Dataset excerpt start
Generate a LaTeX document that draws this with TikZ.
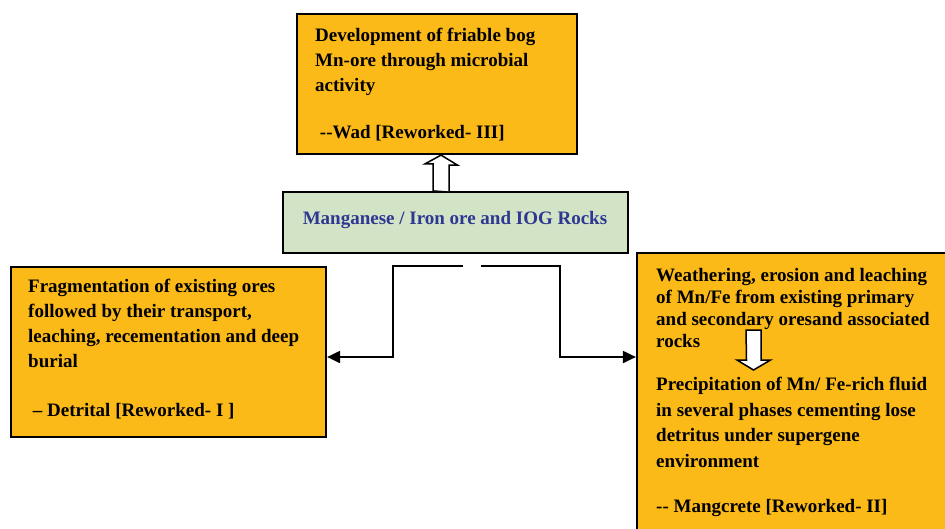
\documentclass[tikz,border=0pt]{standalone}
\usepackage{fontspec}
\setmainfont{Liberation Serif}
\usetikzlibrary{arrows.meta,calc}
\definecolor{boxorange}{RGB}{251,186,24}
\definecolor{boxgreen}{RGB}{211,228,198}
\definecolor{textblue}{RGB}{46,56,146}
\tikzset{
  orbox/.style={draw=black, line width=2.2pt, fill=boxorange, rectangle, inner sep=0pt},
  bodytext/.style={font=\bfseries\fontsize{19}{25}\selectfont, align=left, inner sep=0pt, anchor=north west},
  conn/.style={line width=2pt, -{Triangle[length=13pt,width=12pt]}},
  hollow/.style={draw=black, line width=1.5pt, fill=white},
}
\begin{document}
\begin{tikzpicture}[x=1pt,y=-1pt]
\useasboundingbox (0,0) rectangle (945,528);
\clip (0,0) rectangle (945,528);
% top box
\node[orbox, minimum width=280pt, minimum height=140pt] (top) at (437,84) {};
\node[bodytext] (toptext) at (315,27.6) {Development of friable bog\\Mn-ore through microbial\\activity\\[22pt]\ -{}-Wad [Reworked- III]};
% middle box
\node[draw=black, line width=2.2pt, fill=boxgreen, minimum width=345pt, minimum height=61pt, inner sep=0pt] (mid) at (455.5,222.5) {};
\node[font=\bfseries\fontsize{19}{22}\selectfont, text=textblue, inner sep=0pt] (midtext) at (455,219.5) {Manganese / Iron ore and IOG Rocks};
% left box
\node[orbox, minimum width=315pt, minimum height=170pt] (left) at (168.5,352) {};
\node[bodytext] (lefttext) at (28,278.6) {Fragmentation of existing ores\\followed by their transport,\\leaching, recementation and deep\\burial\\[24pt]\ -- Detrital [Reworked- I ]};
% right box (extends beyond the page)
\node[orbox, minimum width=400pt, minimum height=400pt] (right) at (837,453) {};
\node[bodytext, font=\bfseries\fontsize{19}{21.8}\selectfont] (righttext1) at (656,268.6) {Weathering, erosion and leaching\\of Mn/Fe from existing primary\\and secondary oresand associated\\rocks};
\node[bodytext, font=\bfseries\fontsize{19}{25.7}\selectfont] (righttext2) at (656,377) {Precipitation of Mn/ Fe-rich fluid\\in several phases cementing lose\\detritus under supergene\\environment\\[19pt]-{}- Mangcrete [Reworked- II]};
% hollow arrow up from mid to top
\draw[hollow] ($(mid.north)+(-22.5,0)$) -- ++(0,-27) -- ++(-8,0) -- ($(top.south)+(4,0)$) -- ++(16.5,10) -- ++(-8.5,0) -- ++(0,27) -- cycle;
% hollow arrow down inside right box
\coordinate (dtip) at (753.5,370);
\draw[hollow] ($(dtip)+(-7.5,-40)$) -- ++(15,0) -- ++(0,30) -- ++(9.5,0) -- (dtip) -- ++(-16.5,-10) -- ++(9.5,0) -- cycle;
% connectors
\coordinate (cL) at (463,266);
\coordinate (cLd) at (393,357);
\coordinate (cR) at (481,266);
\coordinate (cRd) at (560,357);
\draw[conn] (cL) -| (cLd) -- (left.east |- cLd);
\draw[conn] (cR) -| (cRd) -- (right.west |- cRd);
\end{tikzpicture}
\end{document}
Dataset excerpt end
Challenge
Reproduce the material word for word. Any pictures should be left out of the copy.

Final result
Generate a LaTeX document that draws this with TikZ.
\documentclass[tikz,border=0pt]{standalone}
\usepackage{fontspec}
\setmainfont{Liberation Serif}
\usetikzlibrary{arrows.meta,calc}
\definecolor{boxorange}{RGB}{251,186,24}
\definecolor{boxgreen}{RGB}{211,228,198}
\definecolor{textblue}{RGB}{46,56,146}
\tikzset{
  orbox/.style={draw=black, line width=2.2pt, fill=boxorange, rectangle, inner sep=0pt},
  bodytext/.style={font=\bfseries\fontsize{19}{25}\selectfont, align=left, inner sep=0pt, anchor=north west},
  conn/.style={line width=2pt, -{Triangle[length=13pt,width=12pt]}},
  hollow/.style={draw=black, line width=1.5pt, fill=white},
}
\begin{document}
\begin{tikzpicture}[x=1pt,y=-1pt]
\useasboundingbox (0,0) rectangle (945,528);
\clip (0,0) rectangle (945,528);
% top box
\node[orbox, minimum width=280pt, minimum height=140pt] (top) at (437,84) {};
\node[bodytext] (toptext) at (315,27.6) {Development of friable bog\\Mn-ore through microbial\\activity\\[22pt]\ -{}-Wad [Reworked- III]};
% middle box
\node[draw=black, line width=2.2pt, fill=boxgreen, minimum width=345pt, minimum height=61pt, inner sep=0pt] (mid) at (455.5,222.5) {};
\node[font=\bfseries\fontsize{19}{22}\selectfont, text=textblue, inner sep=0pt] (midtext) at (455,219.5) {Manganese / Iron ore and IOG Rocks};
% left box
\node[orbox, minimum width=315pt, minimum height=170pt] (left) at (168.5,352) {};
\node[bodytext] (lefttext) at (28,278.6) {Fragmentation of existing ores\\followed by their transport,\\leaching, recementation and deep\\burial\\[24pt]\ -- Detrital [Reworked- I ]};
% right box (extends beyond the page)
\node[orbox, minimum width=400pt, minimum height=400pt] (right) at (837,453) {};
\node[bodytext, font=\bfseries\fontsize{19}{21.8}\selectfont] (righttext1) at (656,268.6) {Weathering, erosion and leaching\\of Mn/Fe from existing primary\\and secondary oresand associated\\rocks};
\node[bodytext, font=\bfseries\fontsize{19}{25.7}\selectfont] (righttext2) at (656,377) {Precipitation of Mn/ Fe-rich fluid\\in several phases cementing lose\\detritus under supergene\\environment\\[19pt]-{}- Mangcrete [Reworked- II]};
% hollow arrow up from mid to top
\draw[hollow] ($(mid.north)+(-22.5,0)$) -- ++(0,-27) -- ++(-8,0) -- ($(top.south)+(4,0)$) -- ++(16.5,10) -- ++(-8.5,0) -- ++(0,27) -- cycle;
% hollow arrow down inside right box
\coordinate (dtip) at (753.5,370);
\draw[hollow] ($(dtip)+(-7.5,-40)$) -- ++(15,0) -- ++(0,30) -- ++(9.5,0) -- (dtip) -- ++(-16.5,-10) -- ++(9.5,0) -- cycle;
% connectors
\coordinate (cL) at (463,266);
\coordinate (cLd) at (393,357);
\coordinate (cR) at (481,266);
\coordinate (cRd) at (560,357);
\draw[conn] (cL) -| (cLd) -- (left.east |- cLd);
\draw[conn] (cR) -| (cRd) -- (right.west |- cRd);
\end{tikzpicture}
\end{document}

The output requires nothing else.